MKE's latest report comes ahead of trading updates from the local lenders early next month. UOB will report its Q3 trading update on Nov 4, followed by DBS and OCBC the next day.

MKE said that non-performing loans among Singapore banks should tick up, albeit more slowly due to moratoriums. "We expect provisioning costs - while remaining high - to see q-o-q deceleration," it said.

As for non-interest income, rising economic activity and branch openings post the lockdowns in H1 should translate to positive momentum in wealth management fees as well as credit card spending, MKE said, noting that trading income may also be buoyant.

The brokerage added that it will watch out for management guidance on moratorium trends as well as risks of dividend caps possibly extending to fiscal 2021.

"Stronger fees and lower credit charges may position DBS with the highest potential of surprising on the upside, while UOB with the least," MKE said.
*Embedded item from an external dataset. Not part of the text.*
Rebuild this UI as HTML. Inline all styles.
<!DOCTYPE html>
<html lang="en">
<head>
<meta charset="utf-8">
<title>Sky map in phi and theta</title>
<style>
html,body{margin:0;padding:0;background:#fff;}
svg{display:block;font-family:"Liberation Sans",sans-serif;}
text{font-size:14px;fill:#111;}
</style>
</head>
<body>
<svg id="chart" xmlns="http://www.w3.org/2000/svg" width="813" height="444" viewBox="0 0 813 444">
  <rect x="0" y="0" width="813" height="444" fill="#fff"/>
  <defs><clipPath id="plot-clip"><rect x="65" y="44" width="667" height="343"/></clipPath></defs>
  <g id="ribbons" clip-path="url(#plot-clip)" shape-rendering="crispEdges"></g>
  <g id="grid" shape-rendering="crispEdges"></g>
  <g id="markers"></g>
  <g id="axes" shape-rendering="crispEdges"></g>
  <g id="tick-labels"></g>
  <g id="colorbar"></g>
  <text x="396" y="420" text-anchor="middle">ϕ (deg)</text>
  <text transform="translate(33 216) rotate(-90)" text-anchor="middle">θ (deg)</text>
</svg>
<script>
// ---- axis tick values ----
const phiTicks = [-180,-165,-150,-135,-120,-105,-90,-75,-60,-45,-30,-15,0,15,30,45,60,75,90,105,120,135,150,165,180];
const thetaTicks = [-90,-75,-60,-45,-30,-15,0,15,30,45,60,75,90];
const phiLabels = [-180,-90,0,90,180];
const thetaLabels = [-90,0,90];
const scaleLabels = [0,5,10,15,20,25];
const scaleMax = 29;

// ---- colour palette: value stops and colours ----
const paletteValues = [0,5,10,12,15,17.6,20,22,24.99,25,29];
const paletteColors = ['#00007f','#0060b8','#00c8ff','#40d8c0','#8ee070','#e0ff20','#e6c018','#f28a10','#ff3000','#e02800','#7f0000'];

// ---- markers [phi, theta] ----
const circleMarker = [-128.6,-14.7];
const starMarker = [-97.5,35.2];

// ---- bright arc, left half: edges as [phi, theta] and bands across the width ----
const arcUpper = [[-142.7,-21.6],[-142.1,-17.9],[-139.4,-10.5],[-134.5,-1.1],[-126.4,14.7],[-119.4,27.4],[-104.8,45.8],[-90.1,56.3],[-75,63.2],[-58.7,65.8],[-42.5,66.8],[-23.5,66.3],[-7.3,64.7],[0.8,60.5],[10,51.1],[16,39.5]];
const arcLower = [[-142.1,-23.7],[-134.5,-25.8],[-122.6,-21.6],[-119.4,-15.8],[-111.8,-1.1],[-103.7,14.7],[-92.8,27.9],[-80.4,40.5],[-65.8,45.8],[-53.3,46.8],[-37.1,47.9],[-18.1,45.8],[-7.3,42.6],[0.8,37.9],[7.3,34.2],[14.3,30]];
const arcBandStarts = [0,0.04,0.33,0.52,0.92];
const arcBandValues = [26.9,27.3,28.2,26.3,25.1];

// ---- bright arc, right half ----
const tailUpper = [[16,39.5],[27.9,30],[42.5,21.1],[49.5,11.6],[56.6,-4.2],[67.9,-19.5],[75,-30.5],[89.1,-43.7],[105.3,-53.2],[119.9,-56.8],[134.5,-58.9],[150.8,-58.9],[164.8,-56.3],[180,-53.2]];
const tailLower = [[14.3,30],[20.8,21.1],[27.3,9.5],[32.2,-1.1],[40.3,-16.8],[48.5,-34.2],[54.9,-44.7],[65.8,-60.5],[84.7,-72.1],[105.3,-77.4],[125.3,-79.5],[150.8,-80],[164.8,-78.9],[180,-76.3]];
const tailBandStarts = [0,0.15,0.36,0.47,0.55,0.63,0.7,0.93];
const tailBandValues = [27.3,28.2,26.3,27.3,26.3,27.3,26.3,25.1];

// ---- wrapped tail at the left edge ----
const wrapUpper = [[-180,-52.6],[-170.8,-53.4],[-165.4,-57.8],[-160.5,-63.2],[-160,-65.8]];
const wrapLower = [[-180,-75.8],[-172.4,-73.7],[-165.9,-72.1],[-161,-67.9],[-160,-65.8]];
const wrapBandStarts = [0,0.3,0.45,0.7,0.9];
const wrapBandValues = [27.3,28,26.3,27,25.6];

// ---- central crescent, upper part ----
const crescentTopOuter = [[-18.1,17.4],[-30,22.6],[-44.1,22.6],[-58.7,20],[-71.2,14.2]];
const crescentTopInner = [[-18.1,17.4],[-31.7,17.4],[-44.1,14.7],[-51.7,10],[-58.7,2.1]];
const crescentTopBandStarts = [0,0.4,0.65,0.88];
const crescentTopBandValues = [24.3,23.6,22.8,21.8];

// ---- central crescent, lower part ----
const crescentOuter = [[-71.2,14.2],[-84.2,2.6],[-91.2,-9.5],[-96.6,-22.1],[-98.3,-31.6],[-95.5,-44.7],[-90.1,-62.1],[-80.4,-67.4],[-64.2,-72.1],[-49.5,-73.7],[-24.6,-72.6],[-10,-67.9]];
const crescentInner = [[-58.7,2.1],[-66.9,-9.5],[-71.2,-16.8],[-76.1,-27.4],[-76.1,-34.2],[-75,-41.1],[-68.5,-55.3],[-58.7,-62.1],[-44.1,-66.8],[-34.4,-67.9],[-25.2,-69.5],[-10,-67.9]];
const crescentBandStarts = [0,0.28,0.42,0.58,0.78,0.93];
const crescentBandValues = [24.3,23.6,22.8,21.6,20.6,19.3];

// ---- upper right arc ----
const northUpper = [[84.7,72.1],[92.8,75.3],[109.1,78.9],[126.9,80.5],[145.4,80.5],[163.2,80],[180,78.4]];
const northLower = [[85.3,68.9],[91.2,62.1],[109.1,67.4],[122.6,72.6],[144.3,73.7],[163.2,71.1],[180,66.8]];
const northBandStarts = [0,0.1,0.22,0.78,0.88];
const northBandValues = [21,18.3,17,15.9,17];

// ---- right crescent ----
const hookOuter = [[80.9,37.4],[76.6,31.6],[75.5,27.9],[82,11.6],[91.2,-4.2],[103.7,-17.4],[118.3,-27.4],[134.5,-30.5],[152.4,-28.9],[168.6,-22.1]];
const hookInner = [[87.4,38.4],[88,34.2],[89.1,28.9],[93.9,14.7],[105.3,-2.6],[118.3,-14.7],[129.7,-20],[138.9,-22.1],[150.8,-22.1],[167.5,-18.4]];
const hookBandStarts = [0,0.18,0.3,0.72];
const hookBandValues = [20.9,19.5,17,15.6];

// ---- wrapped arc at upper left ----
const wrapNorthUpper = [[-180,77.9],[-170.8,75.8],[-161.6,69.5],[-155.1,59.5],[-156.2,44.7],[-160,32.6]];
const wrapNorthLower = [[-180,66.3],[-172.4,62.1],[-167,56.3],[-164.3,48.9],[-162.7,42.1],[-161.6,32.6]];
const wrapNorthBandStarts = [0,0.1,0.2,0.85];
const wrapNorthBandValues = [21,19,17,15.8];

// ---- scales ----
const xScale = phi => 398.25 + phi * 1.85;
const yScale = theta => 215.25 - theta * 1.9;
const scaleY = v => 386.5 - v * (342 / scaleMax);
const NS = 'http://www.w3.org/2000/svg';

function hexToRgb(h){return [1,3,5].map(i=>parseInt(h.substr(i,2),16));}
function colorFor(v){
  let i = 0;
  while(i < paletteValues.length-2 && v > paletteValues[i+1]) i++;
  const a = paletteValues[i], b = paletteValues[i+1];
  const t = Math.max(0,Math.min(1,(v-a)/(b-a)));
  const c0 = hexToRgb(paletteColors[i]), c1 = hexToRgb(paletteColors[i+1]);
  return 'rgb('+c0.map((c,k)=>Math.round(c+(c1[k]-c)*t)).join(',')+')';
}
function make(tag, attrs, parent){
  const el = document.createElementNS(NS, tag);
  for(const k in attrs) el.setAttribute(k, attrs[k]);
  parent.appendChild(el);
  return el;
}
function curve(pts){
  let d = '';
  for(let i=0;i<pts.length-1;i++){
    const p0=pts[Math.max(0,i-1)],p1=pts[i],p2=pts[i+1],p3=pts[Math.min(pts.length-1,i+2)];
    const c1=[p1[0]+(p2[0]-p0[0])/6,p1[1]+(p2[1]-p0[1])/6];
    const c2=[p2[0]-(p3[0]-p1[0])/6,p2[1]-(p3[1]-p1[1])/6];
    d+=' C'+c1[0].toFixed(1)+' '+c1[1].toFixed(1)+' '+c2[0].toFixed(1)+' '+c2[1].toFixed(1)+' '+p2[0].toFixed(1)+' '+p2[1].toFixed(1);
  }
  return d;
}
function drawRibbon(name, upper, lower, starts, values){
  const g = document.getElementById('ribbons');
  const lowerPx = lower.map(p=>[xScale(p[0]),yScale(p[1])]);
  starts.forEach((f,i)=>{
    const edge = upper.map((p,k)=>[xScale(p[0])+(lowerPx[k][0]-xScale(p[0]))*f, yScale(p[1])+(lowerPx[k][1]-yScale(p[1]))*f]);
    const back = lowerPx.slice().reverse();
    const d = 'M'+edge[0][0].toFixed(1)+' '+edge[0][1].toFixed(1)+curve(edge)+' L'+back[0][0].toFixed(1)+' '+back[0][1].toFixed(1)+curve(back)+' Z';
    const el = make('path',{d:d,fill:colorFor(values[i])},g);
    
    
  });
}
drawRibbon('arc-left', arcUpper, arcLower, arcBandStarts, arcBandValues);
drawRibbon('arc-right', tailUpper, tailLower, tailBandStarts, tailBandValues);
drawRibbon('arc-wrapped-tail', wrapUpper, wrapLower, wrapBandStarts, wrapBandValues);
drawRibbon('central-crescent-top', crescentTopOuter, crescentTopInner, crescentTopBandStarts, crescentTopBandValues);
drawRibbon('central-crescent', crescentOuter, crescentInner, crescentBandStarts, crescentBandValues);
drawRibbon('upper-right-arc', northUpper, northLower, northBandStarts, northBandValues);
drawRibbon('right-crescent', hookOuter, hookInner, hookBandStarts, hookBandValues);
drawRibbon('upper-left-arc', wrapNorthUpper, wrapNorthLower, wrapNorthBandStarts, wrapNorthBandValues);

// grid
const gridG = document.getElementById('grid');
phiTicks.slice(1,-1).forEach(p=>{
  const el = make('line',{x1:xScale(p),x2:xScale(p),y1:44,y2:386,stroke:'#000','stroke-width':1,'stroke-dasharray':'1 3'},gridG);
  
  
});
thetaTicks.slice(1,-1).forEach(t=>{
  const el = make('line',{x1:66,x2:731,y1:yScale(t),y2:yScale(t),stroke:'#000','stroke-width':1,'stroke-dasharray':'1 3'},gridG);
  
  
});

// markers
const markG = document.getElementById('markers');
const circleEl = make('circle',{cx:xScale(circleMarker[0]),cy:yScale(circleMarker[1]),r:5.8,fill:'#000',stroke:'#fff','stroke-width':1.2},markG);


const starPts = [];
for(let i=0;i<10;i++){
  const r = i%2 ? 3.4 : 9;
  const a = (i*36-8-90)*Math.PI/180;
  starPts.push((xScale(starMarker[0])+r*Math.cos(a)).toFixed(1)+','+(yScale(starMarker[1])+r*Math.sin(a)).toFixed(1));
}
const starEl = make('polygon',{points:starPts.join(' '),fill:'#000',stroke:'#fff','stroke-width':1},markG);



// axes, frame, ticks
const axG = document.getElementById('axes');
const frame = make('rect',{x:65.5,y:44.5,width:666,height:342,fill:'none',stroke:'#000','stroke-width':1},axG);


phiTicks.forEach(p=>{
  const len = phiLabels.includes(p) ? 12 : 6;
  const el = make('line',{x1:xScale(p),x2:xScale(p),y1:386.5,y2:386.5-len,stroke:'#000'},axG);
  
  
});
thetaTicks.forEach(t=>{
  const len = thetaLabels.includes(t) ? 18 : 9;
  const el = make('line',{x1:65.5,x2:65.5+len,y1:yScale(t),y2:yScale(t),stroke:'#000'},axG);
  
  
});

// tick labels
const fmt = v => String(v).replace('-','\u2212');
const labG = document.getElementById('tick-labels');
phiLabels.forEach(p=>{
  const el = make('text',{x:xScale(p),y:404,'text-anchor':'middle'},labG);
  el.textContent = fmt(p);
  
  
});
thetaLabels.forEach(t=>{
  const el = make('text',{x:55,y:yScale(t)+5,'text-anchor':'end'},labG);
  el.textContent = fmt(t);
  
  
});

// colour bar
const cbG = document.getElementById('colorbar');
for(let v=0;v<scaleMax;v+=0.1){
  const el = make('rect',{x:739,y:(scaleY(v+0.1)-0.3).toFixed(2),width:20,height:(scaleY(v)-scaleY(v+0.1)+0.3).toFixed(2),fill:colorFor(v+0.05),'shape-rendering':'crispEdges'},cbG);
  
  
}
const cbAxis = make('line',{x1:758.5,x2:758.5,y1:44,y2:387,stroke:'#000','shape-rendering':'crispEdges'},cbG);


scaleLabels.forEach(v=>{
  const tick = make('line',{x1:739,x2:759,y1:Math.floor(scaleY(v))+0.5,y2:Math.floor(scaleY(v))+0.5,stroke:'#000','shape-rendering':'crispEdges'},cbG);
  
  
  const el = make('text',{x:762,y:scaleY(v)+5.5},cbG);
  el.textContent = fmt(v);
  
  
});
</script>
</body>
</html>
Over in Malaysia, MIB noted in an Oct 14 research note that the financial stability review for H1 2020 by Bank Negara Malaysia (BNM) says financial repayment capacity remains manageable, although financial stress among households and businesses has increased.

MIB has maintained "buy" calls on Hong Leong Bank, Hong Leong Financial Group, RHB Bank, AMMB Holdings and BIMB Holdings.

Of the two million customers engaged by banks by end September, there have been 514,000 applications from households and small and medium-sized enterprises to reschedule or restructure (R&R) their loans, at a 98 per cent approval rate; there have been 3,400 applications from corporates, MIB noted. It added that 40 per cent of the R&R has taken the form of deferred payments, while the rest have been through reduced repayments.

MIB analyst Desmond Ch'ng said: "The banking system's exposure to vulnerable sectors is about 16 per cent of total loans. Positively, repayments post moratorium are currently at 69 per cent of levels prior to the moratorium."

BNM's stress test projects the system's gross impaired loans ratio to peak at 4.1 per cent in 2021, MIB reported.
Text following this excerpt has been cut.